If the Committee is unable or unwilling to expand the program, however, it should at least act to end a situation in which admission is refused to candidates whose qualifications and particularly whose motives for applying are often superior to those of their classmates who have already been accepted. It is very hard for a freshman to make an informed evaluation of the merits of History and Lit. Because the field includes material from so many departments, few freshmen will have the experience necessary to foresee what the work will be like.

The Committee sees the field as employing the tools of several disciplines to study a limited area. The freshman, however, views it as a field virtually without limits--one which removes the necessity for deciding between the social sciences and the humanities.

The freshman has difficulty envisaging the aims of History and Lit because he has had no experience with departmentalization and concentration. The experience of sophomore tutorial in any field often uncovers the limitations of particular disciplines and clarifies the function of the interdisciplinary major. After this experience within a department, the sophomore is far more likely to select History and Lit because he seeks a focus for his work which is different, not merely less demanding, than that offered by other fields.

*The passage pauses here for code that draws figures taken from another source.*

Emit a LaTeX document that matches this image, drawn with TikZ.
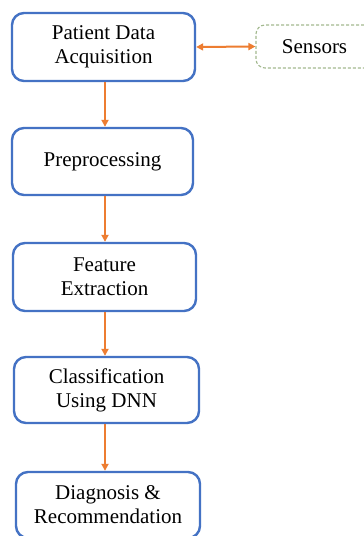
\documentclass[tikz,border=0pt]{standalone}
\usepackage{fontspec}
\setmainfont{Liberation Serif}
\usetikzlibrary{arrows.meta}
\definecolor{boxblue}{HTML}{4472C4}
\definecolor{flowor}{HTML}{ED7D31}
\definecolor{sensgreen}{HTML}{A3B98F}
\begin{document}
\begin{tikzpicture}[x=1pt,y=-1pt,
  stage/.style={draw=boxblue, line width=2.4pt, rounded corners=12pt,
    fill=white, align=center, inner sep=0pt,
    font=\fontsize{21}{24}\selectfont},
  sensbox/.style={draw=sensgreen, line width=1.1pt, dashed,
    dash pattern=on 3pt off 2pt, rounded corners=9pt,
    align=center, inner sep=0pt, font=\fontsize{21}{24}\selectfont},
  flow/.style={draw=flowor, line width=2pt,
    -{Triangle[length=7pt,width=7pt]}},
  both/.style={draw=flowor, line width=2pt,
    {Triangle[length=7pt,width=7pt]}-{Triangle[length=7pt,width=7pt]}}]
\useasboundingbox[fill=white] (0,0) rectangle (364,536);

\node[stage, minimum width=183pt, minimum height=68pt] (b1) at (103.5,47) {Patient Data\\Acquisition};
\node[stage, minimum width=181pt, minimum height=67pt] (b2) at (102.5,161.5) {Preprocessing};
\node[stage, minimum width=183pt, minimum height=68pt] (b3) at (104.5,277) {Feature\\Extraction};
\node[stage, minimum width=185pt, minimum height=66pt] (b4) at (106.5,390) {Classification\\Using DNN};
\node[stage, minimum width=184pt, minimum height=66pt] (b5) at (108,505) {Diagnosis \&\\Recommendation};
\node[sensbox, minimum width=117pt, minimum height=43pt] (s) at (314.5,46.5) {Sensors};

\coordinate (ax) at (105,0);
\draw[flow] (b1.south -| ax) -- (b2.north -| ax);
\draw[flow] (b2.south -| ax) -- (b3.north -| ax);
\draw[flow] (b3.south -| ax) -- (b4.north -| ax);
\draw[flow] (b4.south -| ax) -- (b5.north -| ax);
\draw[both] (b1.east) -- (s.west);
\end{tikzpicture}
\end{document}
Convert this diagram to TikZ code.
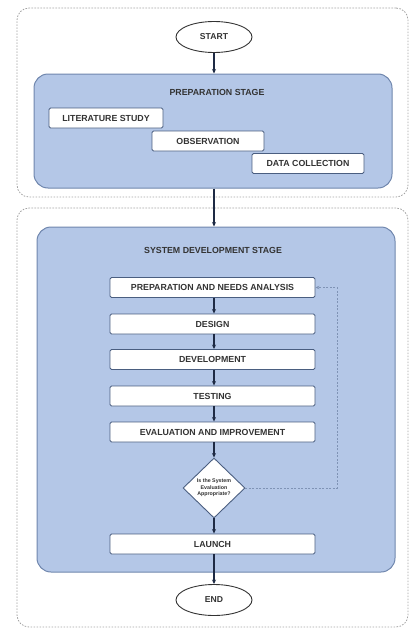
\documentclass[tikz,border=0pt]{standalone}
\usepackage{fontspec}
\setmainfont{Liberation Sans}
\usetikzlibrary{shapes.geometric,arrows.meta}
\definecolor{stagefill}{HTML}{B4C7E7}
\definecolor{stageline}{HTML}{6F86AD}
\definecolor{boxline}{HTML}{4A5E80}
\definecolor{dashgray}{HTML}{A3A3A3}
\definecolor{arrowcol}{HTML}{1E2A44}
\definecolor{fbcol}{HTML}{7F93B5}
\tikzset{
  outerbox/.style={draw=dashgray, dash pattern=on 1.6pt off 1.4pt, line width=0.8pt, rounded corners=12pt, inner sep=0pt},
  stagebox/.style={draw=stageline, fill=stagefill, line width=1pt, rounded corners=14pt, inner sep=0pt},
  stagetitle/.style={font=\bfseries\fontsize{8.8}{9}\selectfont, text=black!80, inner sep=0pt},
  stepbox/.style={draw=boxline, fill=white, line width=0.9pt, rounded corners=1.5pt, font=\bfseries\fontsize{8.8}{9}\selectfont, text=black!80, inner sep=0pt, minimum height=20pt},
  term/.style={ellipse, draw=black!80, fill=white, line width=0.9pt, minimum width=76pt, minimum height=31pt, inner sep=0pt, font=\bfseries\fontsize{8.6}{9}\selectfont, text=black!80},
  decision/.style={diamond, draw=boxline, fill=white, line width=0.9pt, minimum width=62pt, minimum height=60pt, inner sep=0pt, font=\bfseries\fontsize{5.3}{6.6}\selectfont, align=center, text=black!80},
  arr/.style={draw=arrowcol, line width=1.3pt, -{Stealth[length=4.5pt,width=4pt]}},
  fbarr/.style={draw=fbcol, line width=0.7pt, dash pattern=on 2pt off 1.5pt, -{Stealth[length=4pt,width=3.5pt]}}
}
\begin{document}
\begin{tikzpicture}[x=1pt,y=-1pt]
\useasboundingbox (0,0) rectangle (410,629);
% outer dashed regions
\node[outerbox, minimum width=391pt, minimum height=189pt] (outerA) at (212.5,102.5) {};
\node[outerbox, minimum width=391pt, minimum height=419pt] (outerB) at (212.5,417.5) {};
% stage boxes
\node[stagebox, minimum width=358pt, minimum height=114pt] (prep) at (213,131) {};
\node[stagebox, minimum width=358pt, minimum height=345pt] (sys) at (216,399.5) {};
\node[stagetitle] (preptitle) at (217,92) {PREPARATION STAGE};
\node[stagetitle] (systitle) at (213,250) {SYSTEM DEVELOPMENT STAGE};
% terminals
\node[term] (start) at (214,37) {START};
\node[term] (end) at (214,600) {END};
% preparation steps
\node[stepbox, minimum width=114pt] (lit) at (106,118) {LITERATURE STUDY};
\node[stepbox, minimum width=112pt] (obs) at (208,141) {OBSERVATION};
\node[stepbox, minimum width=112pt] (data) at (308,163.5) {DATA COLLECTION};
% development steps
\node[stepbox, minimum width=205pt] (pna) at (212.5,287.5) {PREPARATION AND NEEDS ANALYSIS};
\node[stepbox, minimum width=205pt] (design) at (212.5,324) {DESIGN};
\node[stepbox, minimum width=205pt] (dev) at (212.5,359.5) {DEVELOPMENT};
\node[stepbox, minimum width=205pt] (test) at (212.5,396) {TESTING};
\node[stepbox, minimum width=205pt] (eval) at (212.5,432) {EVALUATION AND IMPROVEMENT};
\node[decision] (dec) at (214,488) {Is the System\\Evaluation\\Appropriate?};
\node[stepbox, minimum width=205pt] (launch) at (212.5,544) {LAUNCH};
\coordinate (fb) at (337,488);
% connectors
\draw[arr] (start) -- (start |- prep.north);
\draw[arr] (start |- prep.south) -- (start |- sys.north);
\draw[arr] (pna.south -| dec) -- (design.north -| dec);
\draw[arr] (design.south -| dec) -- (dev.north -| dec);
\draw[arr] (dev.south -| dec) -- (test.north -| dec);
\draw[arr] (test.south -| dec) -- (eval.north -| dec);
\draw[arr] (eval.south -| dec) -- (dec.north);
\draw[arr] (dec.south) -- (launch.north -| dec);
\draw[arr] (launch.south -| dec) -- (end.north);
\draw[fbarr] (dec.east) -- (fb) |- (pna.east);
\end{tikzpicture}
\end{document}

The close ties between History and Lit and a number of other fields should make it easier, not harder, to switch into the program after the beginning of the sophomore year. The shift can still be a relatively minor one in terms of course requirements and is more likely to reflect intelligent re-evaluation of concentration than restless dissatisfaction.

Some provisions should be made for admitting a reasonable number of applicants as late as February of the sophomore year. If the program cannot be expanded, spaces ought to be left open through the Fall term. The doors now close firmly after the first few weeks of the semester. The result would be more satisfactory if the requirements were tightened earlier and the late applicants, or those whose qualifications seemed questionable, were directed to come back at midyears. By allowing itself to consider for admission these candidates who have decided they wish to enter History and Lit after some experience with what concentra-actually involves, the Committee will be strengthening its own program as well as keeping the field open to those most likely to profit from it.